Çocuklarla yaz tatiliniz nasıl geçiyor? Herkes mi İstanbul dışında ya, şehir için değişik fikirleri olanlar lütfen yazsın. Siz neler yapıyorsunuz?
13 comments:
selam:)
biz izmirdeyiz ve arca genelde yazlıkta oluyor ama olmadığı zamanlar için birkaç fikir var aklımda:
fuarda piknik mesela. belki sizin oralarda da piknik yapılabilecek park vs vardır?
kütüphane
vapur, metro gibi araçları çok sevdiği için küçük şehir gezileri
bir de şöyle bir blog var:
http://www.cocuklageziyoruz.com/
sevgiler:)
bu hafta bitti ama haftalar bitmez diyerek, pera müzesi'ndeki duvarların dili grafitti/sokak sanatı sergisine ne dersiniz :)

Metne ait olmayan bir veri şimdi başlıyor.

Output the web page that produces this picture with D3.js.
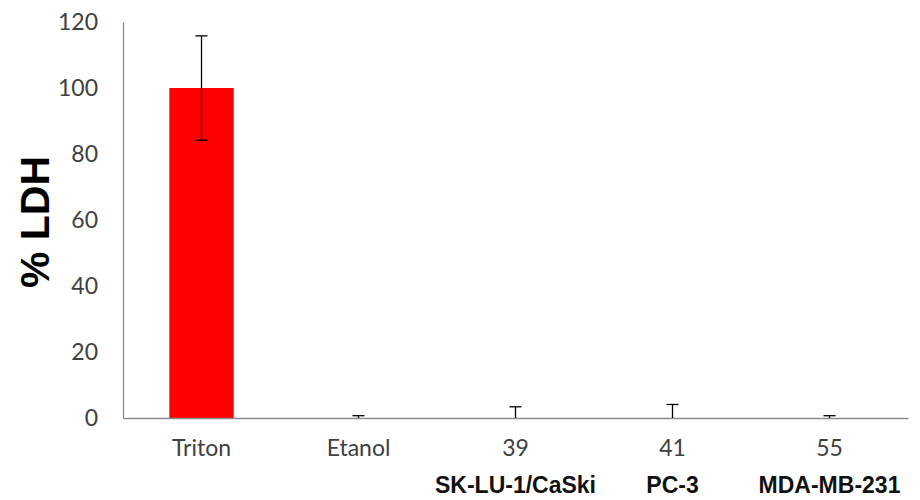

yıldız parkı da epey serin oluyo aslında.
çocuğum yok, yaz okulundaki finallerime çalışmak ve direksiyon dersi almak dışında bu hafta bir programım da yok ama yazdıklarını okumaktan çok keyif alıyorum, ne güzel bir tesadüf olmuş da bloguna açılan linki tıklamışım.
sevgiler.
çok teşekkürler, güzel fikirler :)
sena bunu duymak ne güzel, çok teşekkür ederim.
agacsiz parklar :/
Benim çocuklar çoktan büyüdü, hatta biri evli. Torunum olunca faydası olur Yasemin'den öğrendiklerimin diye okuyorum.
Sena'nın yorumunu okuyunca bir de benim gibi takipçin olduğunu söyleyeyim dedim :)

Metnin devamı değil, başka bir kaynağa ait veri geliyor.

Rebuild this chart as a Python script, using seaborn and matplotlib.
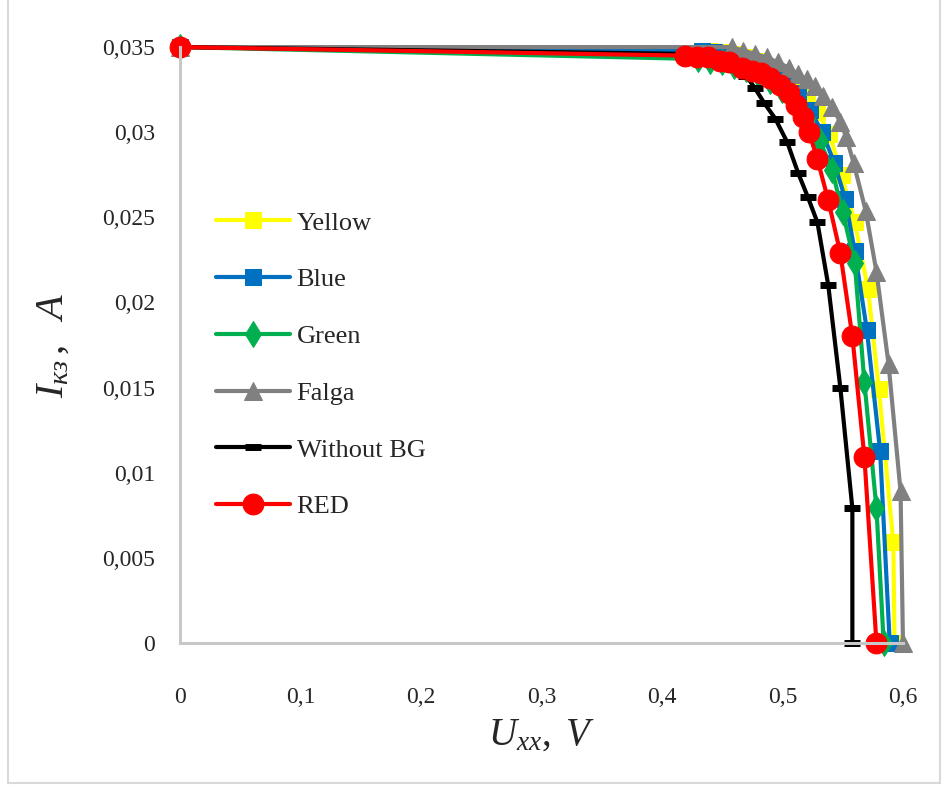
import matplotlib
matplotlib.use('Agg')
import matplotlib.pyplot as plt
import seaborn as sns
import pandas as pd
from matplotlib.ticker import FuncFormatter
from matplotlib.lines import Line2D

# --- data (U in V, I in A) ---
series = ['Yellow', 'Blue', 'Green', 'Falga', 'Without BG', 'RED']

u_yellow = [0, 0.440, 0.450, 0.460, 0.470, 0.480, 0.490, 0.500, 0.510, 0.520, 0.529, 0.539, 0.549, 0.560, 0.571, 0.580, 0.592, 0.593]
i_yellow = [0.035, 0.0348, 0.0347, 0.0346, 0.0344, 0.0342, 0.0338, 0.0334, 0.0328, 0.0321, 0.0312, 0.0299, 0.0275, 0.0247, 0.0208, 0.0149, 0.0059, 0.0]

u_blue = [0, 0.433, 0.443, 0.453, 0.463, 0.473, 0.483, 0.493, 0.503, 0.513, 0.523, 0.533, 0.543, 0.552, 0.560, 0.570, 0.581, 0.589]
i_blue = [0.035, 0.0348, 0.0347, 0.0346, 0.0345, 0.0343, 0.0340, 0.0336, 0.0330, 0.0323, 0.0313, 0.0300, 0.0282, 0.0261, 0.0230, 0.0184, 0.0113, 0.0]

u_green = [0, 0.430, 0.440, 0.450, 0.460, 0.470, 0.480, 0.490, 0.500, 0.510, 0.520, 0.531, 0.541, 0.550, 0.560, 0.568, 0.578, 0.584]
i_green = [0.035, 0.0343, 0.0342, 0.0341, 0.0339, 0.0337, 0.0334, 0.0330, 0.0325, 0.0318, 0.0308, 0.0295, 0.0278, 0.0253, 0.0223, 0.0153, 0.0079, 0.0]

u_falga = [0, 0.458, 0.467, 0.477, 0.487, 0.496, 0.505, 0.513, 0.520, 0.527, 0.534, 0.541, 0.548, 0.553, 0.559, 0.569, 0.578, 0.588, 0.598, 0.600]
i_falga = [0.035, 0.0350, 0.0348, 0.0346, 0.0344, 0.0341, 0.0338, 0.0334, 0.0331, 0.0327, 0.0321, 0.0315, 0.0306, 0.0297, 0.0282, 0.0254, 0.0218, 0.0164, 0.0089, 0.0]

u_nobg = [0, 0.420, 0.430, 0.440, 0.450, 0.460, 0.470, 0.477, 0.485, 0.494, 0.504, 0.513, 0.521, 0.529, 0.538, 0.548, 0.558, 0.558]
i_nobg = [0.035, 0.0346, 0.0345, 0.0343, 0.0340, 0.0337, 0.0333, 0.0326, 0.0317, 0.0308, 0.0294, 0.0276, 0.0262, 0.0247, 0.0210, 0.0150, 0.0079, 0.0]

u_red = [0, 0.419, 0.429, 0.438, 0.448, 0.456, 0.466, 0.475, 0.482, 0.490, 0.498, 0.505, 0.511, 0.517, 0.522, 0.529, 0.538, 0.548, 0.558, 0.568, 0.578]
i_red = [0.035, 0.0345, 0.0344, 0.0344, 0.0342, 0.0341, 0.0338, 0.0336, 0.0335, 0.0332, 0.0328, 0.0323, 0.0316, 0.0309, 0.0300, 0.0284, 0.0260, 0.0229, 0.0180, 0.0109, 0.0]

x_ticks = [0, 0.1, 0.2, 0.3, 0.4, 0.5, 0.6]
y_ticks = [0, 0.005, 0.01, 0.015, 0.02, 0.025, 0.03, 0.035]

frames = []
for name, u, i in zip(series,
                      [u_yellow, u_blue, u_green, u_falga, u_nobg, u_red],
                      [i_yellow, i_blue, i_green, i_falga, i_nobg, i_red]):
    frames.append(pd.DataFrame({'U': u, 'I': i, 'series': name}))
df = pd.concat(frames, ignore_index=True)

colors = {'Yellow': '#FFFF00', 'Blue': '#0070C0', 'Green': '#00B050',
          'Falga': '#808080', 'Without BG': '#000000', 'RED': '#FF0000'}
styles = {'Yellow': dict(marker='s', markersize=11),
          'Blue': dict(marker='s', markersize=11),
          'Green': dict(marker='d', markersize=13),
          'Falga': dict(marker='^', markersize=13),
          'Without BG': dict(marker='_', markersize=12, markeredgewidth=5),
          'RED': dict(marker='o', markersize=15)}

sns.set_style('white')
plt.rcParams['font.family'] = ['Liberation Serif', 'DejaVu Serif']
plt.rcParams['mathtext.fontset'] = 'custom'
plt.rcParams['mathtext.rm'] = 'Liberation Serif'
plt.rcParams['mathtext.it'] = 'Liberation Serif:italic'

fig = plt.figure(figsize=(9.48, 7.85), dpi=100)
ax = fig.add_axes([0.190, 0.181, 0.7625, 0.759])

for name in series:
    sub = df[df['series'] == name]
    sns.lineplot(data=sub, x='U', y='I', ax=ax, color=colors[name], label=name,
                 sort=False, estimator=None, linewidth=3, clip_on=False,
                 markeredgecolor=colors[name], **styles[name])

ax.set_xlim(0, 0.6)
ax.set_ylim(0, 0.035)
ax.set_xticks(x_ticks)
ax.set_yticks(y_ticks)
fmt = FuncFormatter(lambda v, p: ('%g' % round(v, 4)).replace('.', ','))
ax.xaxis.set_major_formatter(fmt)
ax.yaxis.set_major_formatter(fmt)
ax.tick_params(axis='x', length=0, pad=32, labelsize=17)
ax.tick_params(axis='y', length=0, pad=18, labelsize=17)

for s in ['top', 'right']:
    ax.spines[s].set_visible(False)
for s in ['left', 'bottom']:
    ax.spines[s].set_color('#c8c8c8')
    ax.spines[s].set_linewidth(2.2)
ax.grid(False)

ax.set_xlabel(r'$U_{хх},\ V$', fontsize=28, labelpad=6)
ax.set_ylabel(r'$I_{кз}\,,\ \ A$', fontsize=29, labelpad=22)

leg = ax.legend(loc='upper left', bbox_to_anchor=(0.228, 0.731),
                bbox_transform=fig.transFigure, frameon=False, fontsize=19,
                handlelength=2.8, handletextpad=0.25, labelspacing=1.26,
                borderpad=0, borderaxespad=0, numpoints=1)

# light frame around the picture
fig.add_artist(Line2D([0.008, 0.008], [0.003, 1.0], color='#d9d9d9', lw=1.5))
fig.add_artist(Line2D([0.008, 0.992], [0.003, 0.003], color='#d9d9d9', lw=1.5))
fig.add_artist(Line2D([0.992, 0.992], [0.003, 1.0], color='#d9d9d9', lw=1.5))

fig.savefig('out.png', dpi=100)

Elif, ne var aynı sizin oradakiler gibi :) Ağaçsız parklar kulağa hiç de abuk gelmiyor, mekan canım Türküyem olunca.
Serpil, çok teşekkür ederim, öyle seviniyorum ki böyle güzel yorumlar alınca.
Benim teşekkür etmem lâzım
Bu kadar vasatlığın, klişelerin arasında bir nefes alma yeri senin yazıların inan ki
ben arada bu blogu acip yasemin`le cem, cem 3,5 yasindayken neler yapiyormus diye bakiyorum, ise yariyor. :-))
ben arada bu blogu acip yasemin`le cem, cem 3,5 yasindayken neler yapiyormus diye bakiyorum, ise yariyor. :-))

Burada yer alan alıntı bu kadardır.